UMAP : Quelle formation universitaire avez-vous suivie ?

Herman Philips : J'ai commencé mes études en 1969, donc tout juste quelques mois après les bouleversements de 68. Résidant à Amsterdam, il eût été logique que je m'inscrive à l'Université d'Amsterdam mais l'atmosphère académique était alors bien meilleure à Leyde, ville peu troublée par les révoltes étudiantes. En plus d'une maîtrise de droit, j'ai entrepris une maîtrise de philosophie car le droit ne me semblait pas constituer un défi intellectuel assez important. Mon idée était à l'époque de devenir avocat, diplomate ou encore banquier comme certains membres de ma famille.

Je me souviens que nous avions fondé avec d'autres étudiants ce qu'on appelait un " magasin de loi ", c'est-à-dire une sorte de cabinet d'avocats composé d'étudiants. Nous plaidions les affaires d'importance juridique assez faible pour lesquelles un avocat officiel n'est pas exigé. Ce travail devant les juges m'a beaucoup plu et beaucoup appris.

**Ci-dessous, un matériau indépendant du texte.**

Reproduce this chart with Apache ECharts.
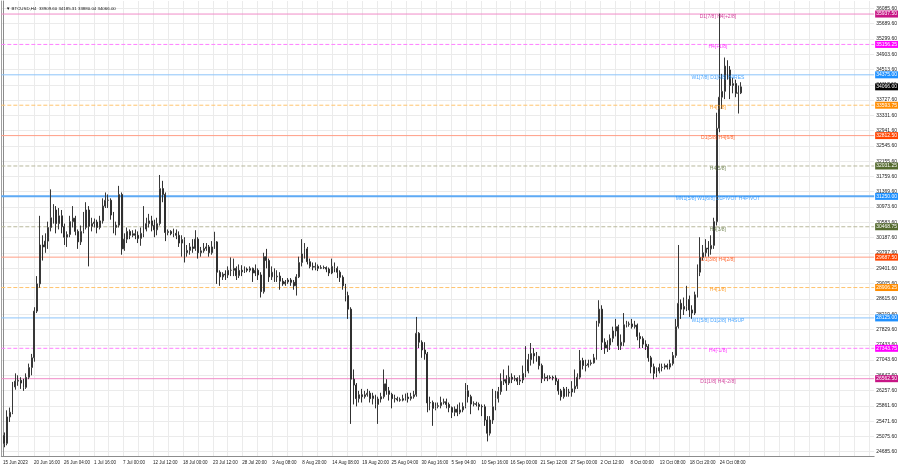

Mais le droit ne me fascinait pas assez. La plupart de mes amis prenait six ou sept ans pour finir leurs maîtrises ; j'ai terminé les miennes en quatre ans. Ayant décidé de m'accorder la même durée d'études que mes condisciples, je suis parti étudier la littérature anglaise et la philosophie à Oxford, juste pour le plaisir ! J'ai ensuite obtenu une bourse de l'Etat français pour étudier en France à l'Ecole normale de la rue d'Ulm et à la Sorbonne (Paris IV). Le directeur officiel de mon DEA était Emmanuel Levinas qui, dans les années 1970, n'avait pas encore la renommée qu'il a acquise par la suite.

Parmi mes professeurs de la Sorbonne figuraient M. Biraud, un heideggerien, et un historien de la philosophie que j'ai beaucoup apprécié : Ferdinand Alquié. Il y avait alors à la Sorbonne des discussions enflammées et passionnantes entre Alquié et Martial Gueroult, un autre fin connaisseur de Descartes et de Spinoza. La figure emblématique de Normale Sup' était encore Althusser, que je n'ai malheureusement jamais écouté. Même jeune, le marxisme ne m'intéressait absolument pas : la culture politique de la Hollande est très différente de celle de la France ; ici l'électorat est traditionnellement modéré. Le parti marxiste n'a jamais obtenu plus de 5% des voix en Hollande et j'avais du mal à comprendre pourquoi la France aimait tant le marxisme. Ma formation philosophique a pris fin après un dernier séjour d'études à Cologne, en Allemagne, où j'étais également boursier.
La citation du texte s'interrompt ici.